The Washington Housing Initiative has raised $78 million from investors to acquire and operate several thousand units of workforce housing. The affordable housing initiative is a joint effort of JBG SMITH (NYSE: JBGS) and the Federal City Council.
REIT magazine profiled JBG SMITH’s launch of the Washington Housing Initiative in its March/April 2019 issue, in which JBG SMITH noted the importance of addressing affordable housing in rapidly gentrifying neighborhoods. The Washington Housing Initiative aims to preserve or build up to 3,000 units of affordable workforce housing in the Washington, D.C., region over the next decade.
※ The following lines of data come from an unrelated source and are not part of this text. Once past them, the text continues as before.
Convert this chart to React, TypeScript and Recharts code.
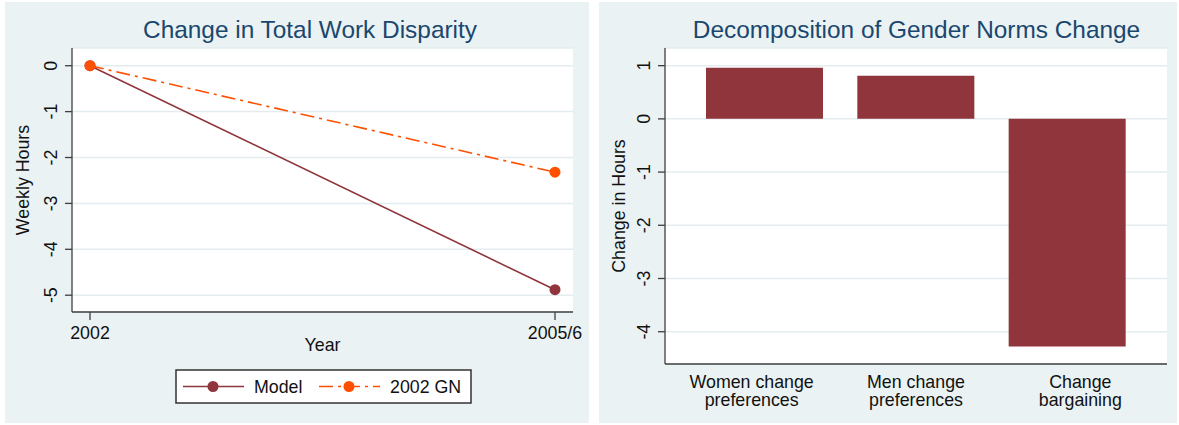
import React from 'react';
import {
  LineChart,
  Line,
  BarChart,
  Bar,
  XAxis,
  YAxis,
  CartesianGrid,
  Legend,
} from 'recharts';

// ---- data ----
const years = ['2002', '2005/6'];
const modelHours = [0, -4.88];
const gnHours = [0, -2.32];
const weeklyTicks = [0, -1, -2, -3, -4, -5];

const components = ['Women change preferences', 'Men change preferences', 'Change bargaining'];
const componentLabelLines = [
  ['Women change', 'preferences'],
  ['Men change', 'preferences'],
  ['Change', 'bargaining'],
];
const componentHours = [0.96, 0.81, -4.28];
const changeTicks = [1, 0, -1, -2, -3, -4];

// ---- styling ----
const FONT = '"Liberation Sans", Arial, Helvetica, sans-serif';
const FS = 17.8;
const PANEL_BG = '#EAF2F3';
const TITLE_COLOR = '#1A476F';
const AXIS_COLOR = '#3f3f3f';
const GRID_COLOR = '#E3ECEE';
const TEXT_COLOR = '#111111';
const MAROON = '#8F353B';
const ORANGE = '#FF4F00';

const lineSeries = [
  { key: 'model', name: 'Model', color: MAROON, dash: undefined as string | undefined },
  { key: 'gn', name: '2002 GN', color: ORANGE, dash: '14 5 3 5' },
];

const lineData = years.map((year, i) => ({ year, model: modelHours[i], gn: gnHours[i] }));
const barData = components.map((name, i) => ({ name, idx: i, hours: componentHours[i] }));

const PANEL_W_LEFT = 584;
const PANEL_W_RIGHT = 578;
const PANEL_H = 421;

// vertical (rotated) y tick labels
const RotatedTick = (props: any) => {
  const { x, y, payload } = props;
  const cx = x - 14;
  return (
    <text
      x={cx}
      y={y}
      transform={`rotate(-90 ${cx} ${y})`}
      textAnchor="middle"
      dominantBaseline="central"
      fontSize={FS}
      fontFamily={FONT}
      fill={TEXT_COLOR}
    >
      {payload.value}
    </text>
  );
};

const YearTick = (props: any) => {
  const { x, y, payload } = props;
  return (
    <text x={x} y={y} dy="0.71em" textAnchor="middle" fontSize={FS} fontFamily={FONT} fill={TEXT_COLOR}>
      {payload.value}
    </text>
  );
};

const ComponentTick = (props: any) => {
  const { x, y, index } = props;
  const lines = componentLabelLines[index] || [];
  const shift = (index - 1) * 13;
  return (
    <g>
      {lines.map((ln: string, k: number) => (
        <text
          key={k}
          x={x + shift}
          y={y + k * 18.5}
          dy="0.71em"
          textAnchor="middle"
          fontSize={FS}
          fontFamily={FONT}
          fill={TEXT_COLOR}
        >
          {ln}
        </text>
      ))}
    </g>
  );
};

const makeYLabel = (text: string, cx: number) => (props: any) => {
  const vb = props.viewBox || {};
  const cy = vb.y + vb.height / 2;
  return (
    <text
      x={cx}
      y={cy}
      transform={`rotate(-90 ${cx} ${cy})`}
      textAnchor="middle"
      dominantBaseline="central"
      fontSize={FS}
      fontFamily={FONT}
      fill={TEXT_COLOR}
    >
      {text}
    </text>
  );
};

const YearLabel = (props: any) => {
  const vb = props.viewBox || {};
  return (
    <text
      x={vb.x + vb.width / 2}
      y={vb.y + 39}
      textAnchor="middle"
      fontSize={FS}
      fontFamily={FONT}
      fill={TEXT_COLOR}
    >
      Year
    </text>
  );
};

const LegendBox = () => (
  <svg width={298} height={36} style={{ display: 'block' }}>
    <rect x={1} y={1} width={295} height={33} fill="#ffffff" stroke="#333333" strokeWidth={1.5} />
    {lineSeries.map((s, i) => {
      const x0 = i === 0 ? 8 : 144;
      return (
        <g key={s.key}>
          <line
            x1={x0}
            x2={x0 + 61}
            y1={17.5}
            y2={17.5}
            stroke={s.color}
            strokeWidth={1.6}
            strokeDasharray={s.dash}
          />
          <circle cx={x0 + 30} cy={17.5} r={5.5} fill={s.color} />
          <text x={x0 + 71} y={17.5} dy="0.36em" fontSize={FS} fontFamily={FONT} fill={TEXT_COLOR}>
            {s.name}
          </text>
        </g>
      );
    })}
  </svg>
);

const titleStyle = (cx: number): React.CSSProperties => ({
  position: 'absolute',
  top: 28,
  left: cx - 300,
  width: 600,
  textAlign: 'center',
  transform: 'translateY(-50%)',
  fontFamily: FONT,
  fontSize: 24.4,
  color: TITLE_COLOR,
  lineHeight: '28px',
  whiteSpace: 'nowrap',
});

export default function App() {
  return (
    <div
      style={{
        position: 'absolute',
        left: 0,
        top: 0,
        width: 1179,
        height: 425,
        background: '#ffffff',
        overflow: 'hidden',
      }}
    >
      {/* left panel: line chart */}
      <div
        style={{
          position: 'absolute',
          left: 5,
          top: 2,
          width: PANEL_W_LEFT,
          height: PANEL_H,
          background: PANEL_BG,
        }}
      >
        <div style={titleStyle(305)}>Change in Total Work Disparity</div>
        <LineChart
          width={PANEL_W_LEFT}
          height={PANEL_H}
          data={lineData}
          margin={{ top: 46, right: 16, left: 0, bottom: 71 }}
        >
          <CartesianGrid vertical={false} horizontal stroke={GRID_COLOR} strokeWidth={1.5} fill="#ffffff" />
          <XAxis
            dataKey="year"
            type="category"
            height={40}
            padding={{ left: 18, right: 18 }}
            axisLine={{ stroke: AXIS_COLOR, strokeWidth: 1.3 }}
            tickLine={{ stroke: AXIS_COLOR, strokeWidth: 1.3 }}
            tickSize={8}
            tickMargin={6}
            tick={<YearTick />}
            interval={0}
            label={<YearLabel />}
          />
          <YAxis
            type="number"
            width={67}
            domain={[-5.366, 0.386]}
            ticks={weeklyTicks}
            allowDataOverflow
            axisLine={{ stroke: AXIS_COLOR, strokeWidth: 1.3 }}
            tickLine={{ stroke: AXIS_COLOR, strokeWidth: 1.3 }}
            tickSize={7}
            tickMargin={0}
            tick={<RotatedTick />}
            interval={0}
            label={{ content: makeYLabel('Weekly Hours', 18) } as any}
          />
          <Legend
            layout="horizontal"
            verticalAlign="middle"
            align="center"
            wrapperStyle={{ position: 'absolute', left: 170, top: 367, width: 298, height: 36 }}
            content={<LegendBox />}
          />
          {lineSeries.map((s) => (
            <Line
              key={s.key}
              dataKey={s.key}
              name={s.name}
              type="linear"
              stroke={s.color}
              strokeWidth={1.6}
              strokeDasharray={s.dash}
              dot={{ r: 5.5, fill: s.color, stroke: s.color, strokeWidth: 0, strokeDasharray: '' }}
              activeDot={false}
              isAnimationActive={false}
            />
          ))}
        </LineChart>
      </div>

      {/* right panel: bar chart */}
      <div
        style={{
          position: 'absolute',
          left: 599,
          top: 2,
          width: PANEL_W_RIGHT,
          height: PANEL_H,
          background: PANEL_BG,
        }}
      >
        <div style={titleStyle(317.5)}>Decomposition of Gender Norms Change</div>
        <BarChart
          width={PANEL_W_RIGHT}
          height={PANEL_H}
          data={barData}
          margin={{ top: 46, right: 10, left: 0, bottom: 19 }}
          barCategoryGap={0}
        >
          <CartesianGrid vertical={false} horizontal stroke={GRID_COLOR} strokeWidth={1.5} fill="#ffffff" />
          <XAxis
            dataKey="idx"
            type="category"
            height={40}
            padding={{ left: 24, right: 24 }}
            axisLine={{ stroke: AXIS_COLOR, strokeWidth: 1.3 }}
            tickLine={false}
            tickMargin={5}
            tick={<ComponentTick />}
            interval={0}
          />
          <YAxis
            type="number"
            width={66}
            domain={[-4.607, 1.332]}
            ticks={changeTicks}
            allowDataOverflow
            axisLine={{ stroke: AXIS_COLOR, strokeWidth: 1.3 }}
            tickLine={{ stroke: AXIS_COLOR, strokeWidth: 1.3 }}
            tickSize={7}
            tickMargin={0}
            tick={<RotatedTick />}
            interval={0}
            label={{ content: makeYLabel('Change in Hours', 20) } as any}
          />
          <Bar dataKey="hours" fill={MAROON} barSize={117} isAnimationActive={false} />
        </BarChart>
      </div>
    </div>
  );
}
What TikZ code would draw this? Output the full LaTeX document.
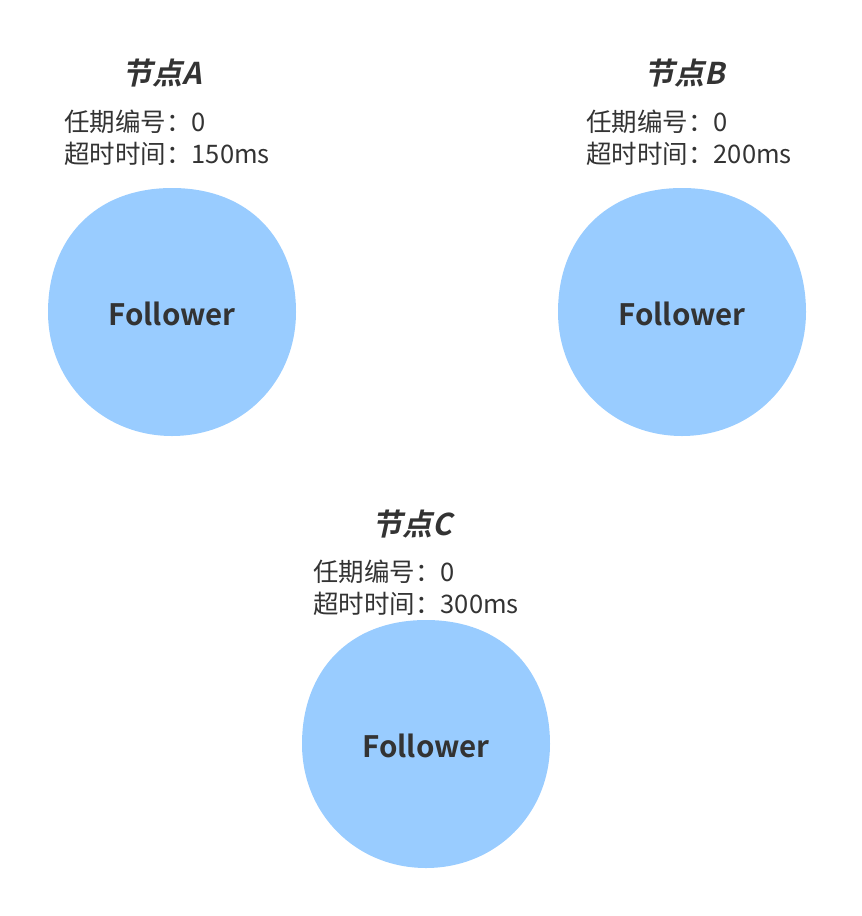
\documentclass[tikz,border=0pt]{standalone}
\usepackage{fontspec}
\setmainfont{Noto Sans CJK SC}
\newfontfamily\titlefont[FakeSlant=0.22]{Noto Sans CJK SC Bold}
\newfontfamily\boldfont{Noto Sans CJK SC Bold}
\definecolor{txt}{HTML}{333333}
\definecolor{blob}{HTML}{99CCFF}
\tikzset{
  titlelbl/.style={font=\titlefont\fontsize{30}{34}\selectfont, text=txt, inner sep=0pt},
  infolbl/.style={font=\fontsize{25.5}{32}\selectfont, text=txt, inner sep=0pt, align=left, anchor=north west},
  rolelbl/.style={font=\boldfont\fontsize{29.5}{32}\selectfont, text=txt, inner sep=0pt},
}
\newcommand{\blobshape}[2]{%
  \fill[blob] (#1+0,#2-124) .. controls (#1+78,#2-124) and (#1+124,#2-72) .. (#1+124,#2+0)
    .. controls (#1+124,#2+70) and (#1+70,#2+124) .. (#1+0,#2+124)
    .. controls (#1-70,#2+124) and (#1-124,#2+70) .. (#1-124,#2+0)
    .. controls (#1-124,#2-72) and (#1-78,#2-124) .. (#1+0,#2-124) -- cycle;}
\begin{document}
\begin{tikzpicture}[x=1pt,y=-1pt]
\useasboundingbox (0,0) rectangle (862,916);
% Node A
\blobshape{172}{312}
\node[titlelbl] (tA) at (162,73) {节点A};
\node[infolbl] (iA) at (64,110) {任期编号：0\\超时时间：150ms};
\node[rolelbl] (rA) at (172,314) {Follower};
% Node B
\blobshape{682}{312}
\node[titlelbl] (tB) at (685,73) {节点B};
\node[infolbl] (iB) at (586,110) {任期编号：0\\超时时间：200ms};
\node[rolelbl] (rB) at (682,314) {Follower};
% Node C
\blobshape{426}{744}
\node[titlelbl] (tC) at (412,524) {节点C};
\node[infolbl] (iC) at (313,560) {任期编号：0\\超时时间：300ms};
\node[rolelbl] (rC) at (426,746) {Follower};
\end{tikzpicture}
\end{document}
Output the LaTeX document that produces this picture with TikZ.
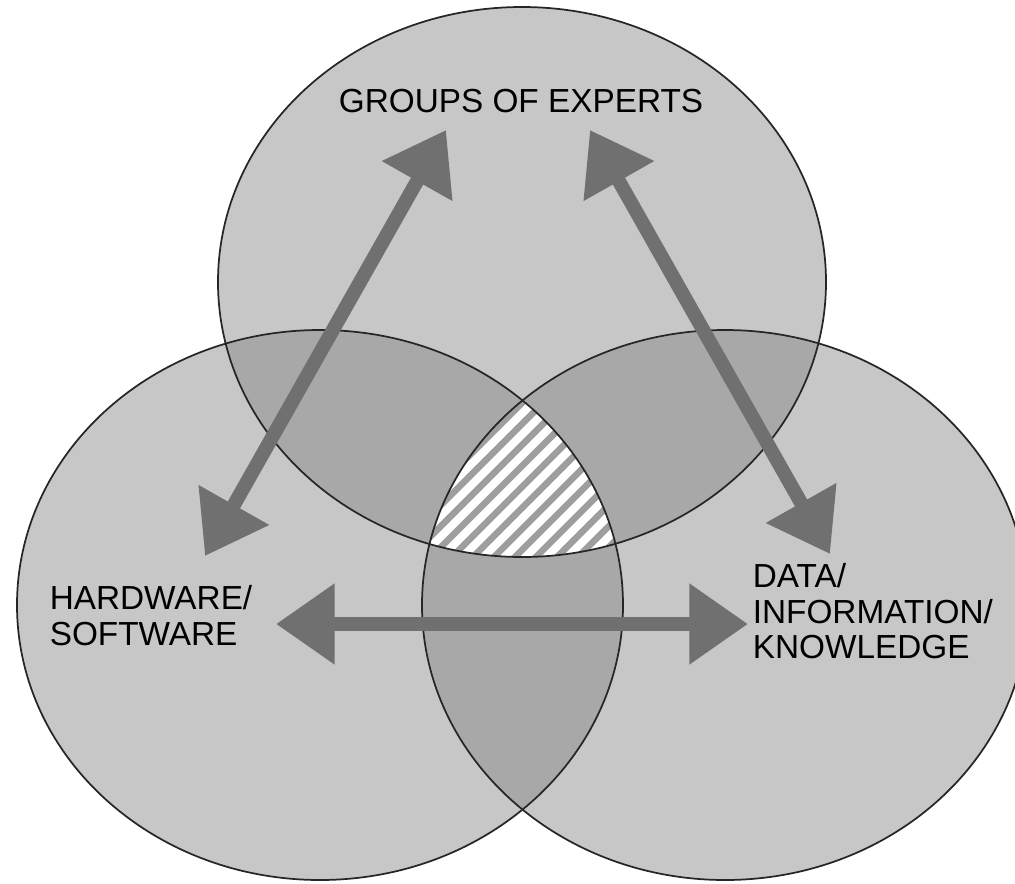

Housing in the 60 to 100% range of area median income (AMI) tends to be the first type of housing to get pushed out during gentrification, according to JBG SMITH CEO Matt Kelly. “Because there wasn't much in the way of public funds, or infrastructure organized to address this, we took it upon ourselves to try to come up with a better mouse trap,” he says.
JBG SMITH’s Executive Vice President of Social Impact Investment AJ Jackson notes that the goal of the initiative is to try to bring together private and philanthropic capital, and JBG SMITH’s skills and expertise, to create a solution that is “scalable and sustainable, so that other capital comes and repeats the initiative and starts to move the market in a meaningful way.”
As part of the initiative, the Washington Housing Conservancy, a nonprofit, will own and operate the housing. The initiative is also comprised of the Impact Pool, a vehicle managed by JBG SMITH. Capital from the Impact Pool will bridge the gap between traditional mortgage financing and charitable contributions with mezzanine investments.
“There have been policy solutions around affordable housing before, but they just haven't produced enough housing. Most of that housing is not targeted at the core of the workforce, but at lower income households. We really saw this need for people who earn too much for traditional subsidies, but not enough to be well-housed within the region,” Jackson explains.
Kelly readily admits that while the initiative provides a social benefit, there is also an element of self-interest involved. “As a business, doing this really gets to addressing something that we think would otherwise potentially limit the long-term growth of the economy in our city.”